### Written instruction
Omit all images. Transcribe the rest of the material below exactly.
============================================================
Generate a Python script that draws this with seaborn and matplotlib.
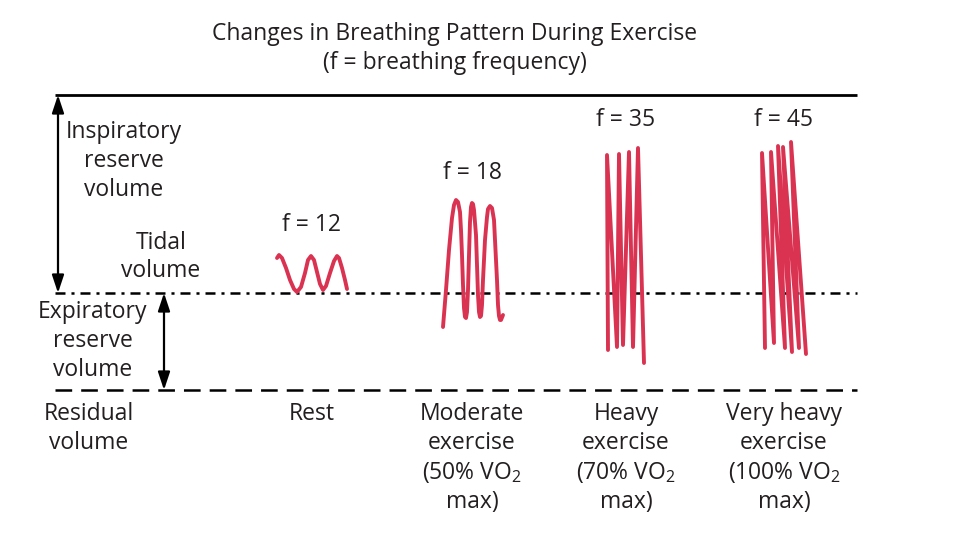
import matplotlib
matplotlib.use('Agg')
import matplotlib.pyplot as plt
import pandas as pd
import seaborn as sns

# lung volume levels (figure pixel rows)
tlc_level = 95
frc_level = 293
rv_level = 390
line_x = [55, 857]

# breathing traces (x, y in pixel units)
rest_x = [277, 279, 282, 286, 290, 294, 297, 301, 305, 308, 311, 314, 317, 320, 323, 326, 330, 334, 337, 339, 342, 345, 347]
rest_y = [258, 255, 258, 268, 280, 289, 292, 287, 273, 260, 256, 260, 272, 284, 290, 286, 273, 261, 256, 258, 268, 280, 289]

moderate_x = [443, 446, 449, 452, 454, 456, 458, 460, 461, 462, 463, 464, 465, 466, 467, 468, 469, 470, 471, 472,
              473, 474, 476, 477, 478, 479, 480, 481, 482, 483, 485, 487, 488, 490, 492, 494, 495, 497, 498, 499,
              500, 501, 503]
moderate_y = [327, 290, 250, 218, 205, 200, 202, 212, 230, 255, 285, 308, 317, 318, 312, 290, 255, 222, 207, 203,
              204, 210, 235, 265, 295, 312, 317, 316, 305, 280, 240, 217, 209, 206, 208, 220, 240, 280, 305, 316,
              320, 320, 315]

heavy_x = [608, 607, 617, 619, 623, 629, 633, 638, 644]
heavy_y = [350, 155, 347, 154, 345, 152, 347, 148, 363]

very_heavy_x = [765, 762, 774, 771, 785, 778, 792, 783, 799, 791, 806]
very_heavy_y = [348, 153, 343, 152, 348, 146, 352, 147, 348, 142, 354]

stage_labels = ['Rest', 'Moderate\nexercise\n(50% VO$_2$\nmax)', 'Heavy\nexercise\n(70% VO$_2$\nmax)',
                'Very heavy\nexercise\n(100% VO$_2$\nmax)']
stage_x = [312, 472, 626, 784]
freq_labels = ['f = 12', 'f = 18', 'f = 35', 'f = 45']
freq_y = [225, 173, 120, 120]

sns.set_theme(style='white')
plt.rcParams['font.family'] = ['Open Sans', 'DejaVu Sans']
plt.rcParams['mathtext.fontset'] = 'custom'
plt.rcParams['mathtext.rm'] = 'Open Sans'
plt.rcParams['mathtext.default'] = 'regular'
plt.rcParams['lines.scale_dashes'] = False

fig = plt.figure(figsize=(9.6, 5.4), dpi=100)
ax = fig.add_axes([0, 0, 1, 1])

# volume boundary lines
ax.plot(line_x, [tlc_level] * 2, color='black', lw=2.0, solid_capstyle='butt')
ax.plot(line_x, [frc_level] * 2, color='black', lw=1.8, dashes=(7.2, 4.3, 2.2, 4.3), dash_capstyle='butt')
ax.plot(line_x, [rv_level] * 2, color='black', lw=1.8, dashes=(12, 6.5), dash_capstyle='butt')

# traces
traces = pd.concat([
    pd.DataFrame({'x': rest_x, 'y': rest_y, 'stage': 'rest'}),
    pd.DataFrame({'x': moderate_x, 'y': moderate_y, 'stage': 'moderate'}),
    pd.DataFrame({'x': heavy_x, 'y': heavy_y, 'stage': 'heavy'}),
    pd.DataFrame({'x': very_heavy_x, 'y': very_heavy_y, 'stage': 'very heavy'}),
], ignore_index=True)
sns.lineplot(data=traces, x='x', y='y', units='stage', estimator=None, sort=False,
             color='#da3352', lw=2.8, ax=ax, legend=False)
for ln in ax.lines[3:]:
    ln.set_solid_joinstyle('round')
    ln.set_solid_capstyle('round')
ax.set_xlim(0, 960)
ax.set_ylim(540, 0)
ax.axis('off')

# arrows
arrow = dict(arrowstyle='<|-|>,head_length=0.9,head_width=0.3', color='black', lw=1.6, shrinkA=0, shrinkB=0)
ax.annotate('', xy=(58, tlc_level), xytext=(58, frc_level), arrowprops=arrow)
ax.annotate('', xy=(164, frc_level), xytext=(164, rv_level), arrowprops=arrow)

fs = 16.5
ls = 1.27
tc = '#231f20'
ax.text(455, 48.5, 'Changes in Breathing Pattern During Exercise\n(f = breathing frequency)',
        ha='center', va='center', fontsize=fs, linespacing=ls, color=tc)
ax.text(124, 161, 'Inspiratory\nreserve\nvolume', ha='center', va='center', fontsize=fs, linespacing=ls, color=tc)
ax.text(161, 257, 'Tidal\nvolume', ha='center', va='center', fontsize=fs, linespacing=ls, color=tc)
ax.text(93, 341, 'Expiratory\nreserve\nvolume', ha='center', va='center', fontsize=fs, linespacing=ls, color=tc)
ax.text(89, 402, 'Residual\nvolume', ha='center', va='top', fontsize=fs, linespacing=ls, color=tc)
for lab, x in zip(stage_labels, stage_x):
    ax.text(x, 402, lab, ha='center', va='top', fontsize=fs, linespacing=ls, color=tc)
for lab, x, y in zip(freq_labels, stage_x, freq_y):
    ax.text(x, y, lab, ha='center', va='center', fontsize=fs, color=tc)

fig.savefig('out.png', dpi=100)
============================================================
### Answer to this exercise
Generate a Python script that draws this with seaborn and matplotlib.
import matplotlib
matplotlib.use('Agg')
import matplotlib.pyplot as plt
import pandas as pd
import seaborn as sns

# lung volume levels (figure pixel rows)
tlc_level = 95
frc_level = 293
rv_level = 390
line_x = [55, 857]

# breathing traces (x, y in pixel units)
rest_x = [277, 279, 282, 286, 290, 294, 297, 301, 305, 308, 311, 314, 317, 320, 323, 326, 330, 334, 337, 339, 342, 345, 347]
rest_y = [258, 255, 258, 268, 280, 289, 292, 287, 273, 260, 256, 260, 272, 284, 290, 286, 273, 261, 256, 258, 268, 280, 289]

moderate_x = [443, 446, 449, 452, 454, 456, 458, 460, 461, 462, 463, 464, 465, 466, 467, 468, 469, 470, 471, 472,
              473, 474, 476, 477, 478, 479, 480, 481, 482, 483, 485, 487, 488, 490, 492, 494, 495, 497, 498, 499,
              500, 501, 503]
moderate_y = [327, 290, 250, 218, 205, 200, 202, 212, 230, 255, 285, 308, 317, 318, 312, 290, 255, 222, 207, 203,
              204, 210, 235, 265, 295, 312, 317, 316, 305, 280, 240, 217, 209, 206, 208, 220, 240, 280, 305, 316,
              320, 320, 315]

heavy_x = [608, 607, 617, 619, 623, 629, 633, 638, 644]
heavy_y = [350, 155, 347, 154, 345, 152, 347, 148, 363]

very_heavy_x = [765, 762, 774, 771, 785, 778, 792, 783, 799, 791, 806]
very_heavy_y = [348, 153, 343, 152, 348, 146, 352, 147, 348, 142, 354]

stage_labels = ['Rest', 'Moderate\nexercise\n(50% VO$_2$\nmax)', 'Heavy\nexercise\n(70% VO$_2$\nmax)',
                'Very heavy\nexercise\n(100% VO$_2$\nmax)']
stage_x = [312, 472, 626, 784]
freq_labels = ['f = 12', 'f = 18', 'f = 35', 'f = 45']
freq_y = [225, 173, 120, 120]

sns.set_theme(style='white')
plt.rcParams['font.family'] = ['Open Sans', 'DejaVu Sans']
plt.rcParams['mathtext.fontset'] = 'custom'
plt.rcParams['mathtext.rm'] = 'Open Sans'
plt.rcParams['mathtext.default'] = 'regular'
plt.rcParams['lines.scale_dashes'] = False

fig = plt.figure(figsize=(9.6, 5.4), dpi=100)
ax = fig.add_axes([0, 0, 1, 1])

# volume boundary lines
ax.plot(line_x, [tlc_level] * 2, color='black', lw=2.0, solid_capstyle='butt')
ax.plot(line_x, [frc_level] * 2, color='black', lw=1.8, dashes=(7.2, 4.3, 2.2, 4.3), dash_capstyle='butt')
ax.plot(line_x, [rv_level] * 2, color='black', lw=1.8, dashes=(12, 6.5), dash_capstyle='butt')

# traces
traces = pd.concat([
    pd.DataFrame({'x': rest_x, 'y': rest_y, 'stage': 'rest'}),
    pd.DataFrame({'x': moderate_x, 'y': moderate_y, 'stage': 'moderate'}),
    pd.DataFrame({'x': heavy_x, 'y': heavy_y, 'stage': 'heavy'}),
    pd.DataFrame({'x': very_heavy_x, 'y': very_heavy_y, 'stage': 'very heavy'}),
], ignore_index=True)
sns.lineplot(data=traces, x='x', y='y', units='stage', estimator=None, sort=False,
             color='#da3352', lw=2.8, ax=ax, legend=False)
for ln in ax.lines[3:]:
    ln.set_solid_joinstyle('round')
    ln.set_solid_capstyle('round')
ax.set_xlim(0, 960)
ax.set_ylim(540, 0)
ax.axis('off')

# arrows
arrow = dict(arrowstyle='<|-|>,head_length=0.9,head_width=0.3', color='black', lw=1.6, shrinkA=0, shrinkB=0)
ax.annotate('', xy=(58, tlc_level), xytext=(58, frc_level), arrowprops=arrow)
ax.annotate('', xy=(164, frc_level), xytext=(164, rv_level), arrowprops=arrow)

fs = 16.5
ls = 1.27
tc = '#231f20'
ax.text(455, 48.5, 'Changes in Breathing Pattern During Exercise\n(f = breathing frequency)',
        ha='center', va='center', fontsize=fs, linespacing=ls, color=tc)
ax.text(124, 161, 'Inspiratory\nreserve\nvolume', ha='center', va='center', fontsize=fs, linespacing=ls, color=tc)
ax.text(161, 257, 'Tidal\nvolume', ha='center', va='center', fontsize=fs, linespacing=ls, color=tc)
ax.text(93, 341, 'Expiratory\nreserve\nvolume', ha='center', va='center', fontsize=fs, linespacing=ls, color=tc)
ax.text(89, 402, 'Residual\nvolume', ha='center', va='top', fontsize=fs, linespacing=ls, color=tc)
for lab, x in zip(stage_labels, stage_x):
    ax.text(x, 402, lab, ha='center', va='top', fontsize=fs, linespacing=ls, color=tc)
for lab, x, y in zip(freq_labels, stage_x, freq_y):
    ax.text(x, y, lab, ha='center', va='center', fontsize=fs, color=tc)

fig.savefig('out.png', dpi=100)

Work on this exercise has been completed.